Ontario PC's urged to scrap health service privatization in Bill 138


TORONTO, Dec. 5, 2019 /CNW/ - The provincial government has no mandate to "hurriedly" pass legislation (Bill 138) which opens health care clinical and support services to aggressive privatization, the Canadian Union of Public Employees (CUPE) said today.

Logo: Ontario Council of Hospital Unions (OCHU) / Canadian Union of Public Employees (CUPE) (CNW Group/Canadian Union of Public Employees (CUPE))

"Health service privatization seems a cruel holiday gift to people in Ontario who are sick, patients on stretchers in hospital hallways and long-term care residents who are languishing without enough care," said Sharon Richer, Secretary-Treasurer of the Ontario Council of Hospital Unions (OCHU/CUPE). "The Conservatives did not disclose their plans to open health care clinical and support services to aggressive privatization, during the 2018 provincial election.

"We are calling on the government to scrap Schedules 19 and 37 of Bill 138 and instead to table a white paper and initiate a transparent process to let the Ontario public have a full discussion about these significant changes to health care.
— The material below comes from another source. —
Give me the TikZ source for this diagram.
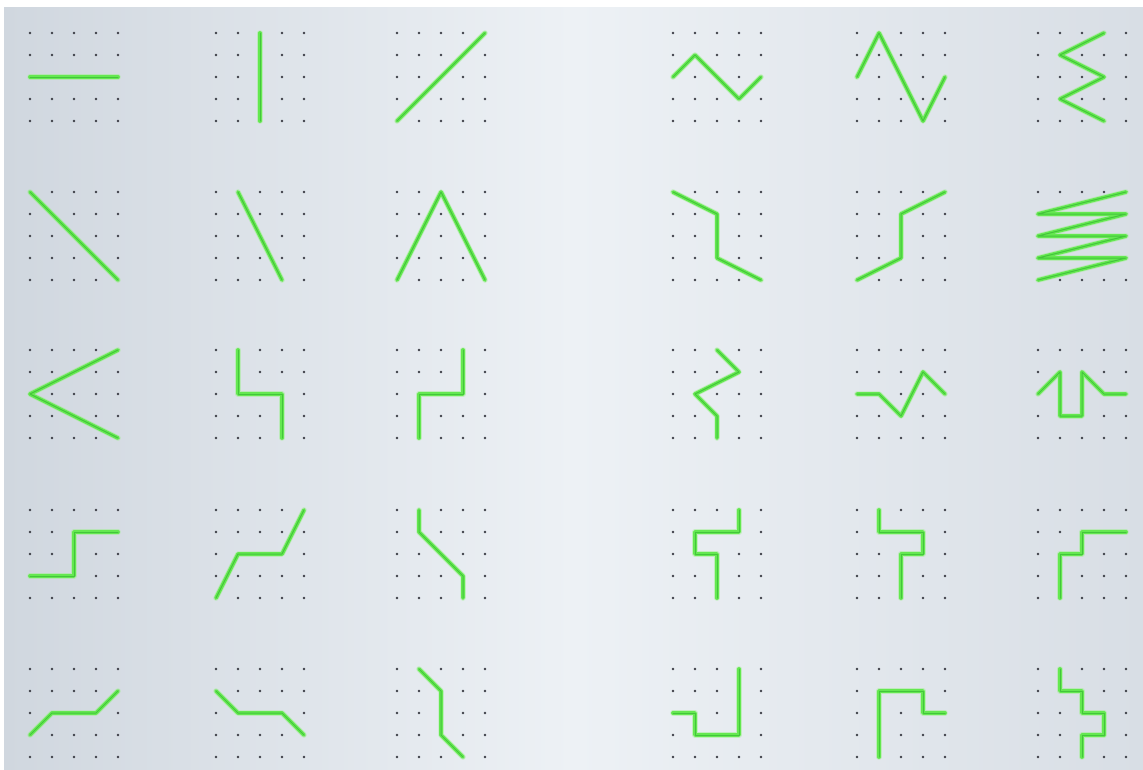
\documentclass[tikz,border=0pt]{standalone}
\usetikzlibrary{calc}
\definecolor{paperL}{RGB}{208,215,223}
\definecolor{paperM}{RGB}{237,241,245}
\definecolor{paperR}{RGB}{216,222,229}
\definecolor{dotc}{RGB}{60,62,70}
\definecolor{strhalo}{RGB}{150,240,130}
\definecolor{strglow}{RGB}{100,232,80}
\definecolor{strcore}{RGB}{45,175,45}
\tikzset{
  strhalo/.style={draw=strhalo, line width=5.5pt, line join=round, line cap=round, opacity=0.45},
  strglow/.style={draw=strglow, line width=3.8pt, line join=round, line cap=round},
  strcore/.style={draw=strcore, line width=1pt, line join=round, line cap=round, opacity=0.6},
  gdot/.style={fill=dotc}
}
\newcommand\dotpanel[3]{%
  \begin{scope}[shift={(#1,#2)}, x=22pt, y=-22pt]
    \foreach \i in {0,...,4}{\foreach \j in {0,...,4}{\fill[gdot] (\i,\j) circle (1.3pt);}}
    \draw[strhalo] plot coordinates {#3};
    \draw[strglow] plot coordinates {#3};
    \draw[strcore] plot coordinates {#3};
  \end{scope}}
\begin{document}
\begin{tikzpicture}[x=1pt,y=-1pt]
\useasboundingbox (0,0) rectangle (1143,769);
\fill[white] (0,0) rectangle (1143,769);
\shade[left color=paperL, right color=paperR, middle color=paperM] (4,7) rectangle (1143,769);
% row 1
\dotpanel{30}{33}{(0,2) (4,2)}
\dotpanel{216}{33}{(2,0) (2,4)}
\dotpanel{397}{33}{(0,4) (4,0)}
\dotpanel{673}{33}{(0,2) (1,1) (3,3) (4,2)}
\dotpanel{857}{33}{(0,2) (1,0) (3,4) (4,2)}
\dotpanel{1038}{33}{(3,0) (1,1) (3,2) (1,3) (3,4)}
% row 2
\dotpanel{30}{192}{(0,0) (4,4)}
\dotpanel{216}{192}{(1,0) (3,4)}
\dotpanel{397}{192}{(0,4) (2,0) (4,4)}
\dotpanel{673}{192}{(0,0) (2,1) (2,3) (4,4)}
\dotpanel{857}{192}{(0,4) (2,3) (2,1) (4,0)}
\dotpanel{1038}{192}{(4,0) (0,1) (4,1) (0,2) (4,2) (0,3) (4,3) (0,4)}
% row 3
\dotpanel{30}{350}{(4,0) (0,2) (4,4)}
\dotpanel{216}{350}{(1,0) (1,2) (3,2) (3,4)}
\dotpanel{397}{350}{(3,0) (3,2) (1,2) (1,4)}
\dotpanel{673}{350}{(2,0) (3,1) (1,2) (2,3) (2,4)}
\dotpanel{857}{350}{(0,2) (1,2) (2,3) (3,1) (4,2)}
\dotpanel{1038}{350}{(0,2) (1,1) (1,3) (2,3) (2,1) (3,2) (4,2)}
% row 4
\dotpanel{30}{510}{(0,3) (2,3) (2,1) (4,1)}
\dotpanel{216}{510}{(0,4) (1,2) (3,2) (4,0)}
\dotpanel{397}{510}{(1,0) (1,1) (3,3) (3,4)}
\dotpanel{673}{510}{(3,0) (3,1) (1,1) (1,2) (2,2) (2,4)}
\dotpanel{857}{510}{(1,0) (1,1) (3,1) (3,2) (2,2) (2,4)}
\dotpanel{1038}{510}{(1,4) (1,2) (2,2) (2,1) (4,1)}
% row 5
\dotpanel{30}{669}{(0,3) (1,2) (3,2) (4,1)}
\dotpanel{216}{669}{(0,1) (1,2) (3,2) (4,3)}
\dotpanel{397}{669}{(1,0) (2,1) (2,3) (3,4)}
\dotpanel{673}{669}{(0,2) (1,2) (1,3) (3,3) (3,0)}
\dotpanel{857}{669}{(1,4) (1,1) (3,1) (3,2) (4,2)}
\dotpanel{1038}{669}{(1,0) (1,1) (2,1) (2,2) (3,2) (3,3) (2,3) (2,4)}
\end{tikzpicture}
\end{document}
OCHU represents 42,000 hospital workers and we were only afforded a five-minute presentation on a Bill that enacts or amends scores of Acts."

Schedule 19 of Bill 138 opens the door to more for-profit clinics. Ninety-seven per cent of Ontario's so-called "Independent Health Facilities" are operated on a for-profit basis. The Ontario Health Coalition (OHC) has also documented widespread user fees charged to those who use private clinics in Ontario.

Schedule 37 of Bill 138 extends the concept of the supply chain from goods to include services across the public sector. It also allows for the creation of (potentially new) entities to deliver or contract-out and privatize those services. Services could include laboratories and diagnostics, pharmacy, cleaning, stores, food, maintenance, IT, health records and other services.

Privatization of hospital services through Public Private Partnerships has been very well documented by the Auditor General as much more expensive than publicly delivered health services.

"With Conservative budget cuts of 14.7 per cent coming over the next five years to hospital and long-term care budgets, the workforce cannot accept services being delivered more expensively and less efficiently. There will be a major battle over shifting precious health care resources away from patients to corporations," said Michael Hurley, OCHU/CUPE president.

Without much notice, Bill 138 was hurriedly introduced by the provincial government at the end of November and rushed to limited committee hearings. "We think this legislation is harmful. It will erode public health care delivery. That's why, it deserves wide-open scrutiny and broad province-wide consultations, not speedy passage through the Legislature before the holidays," said Hurley.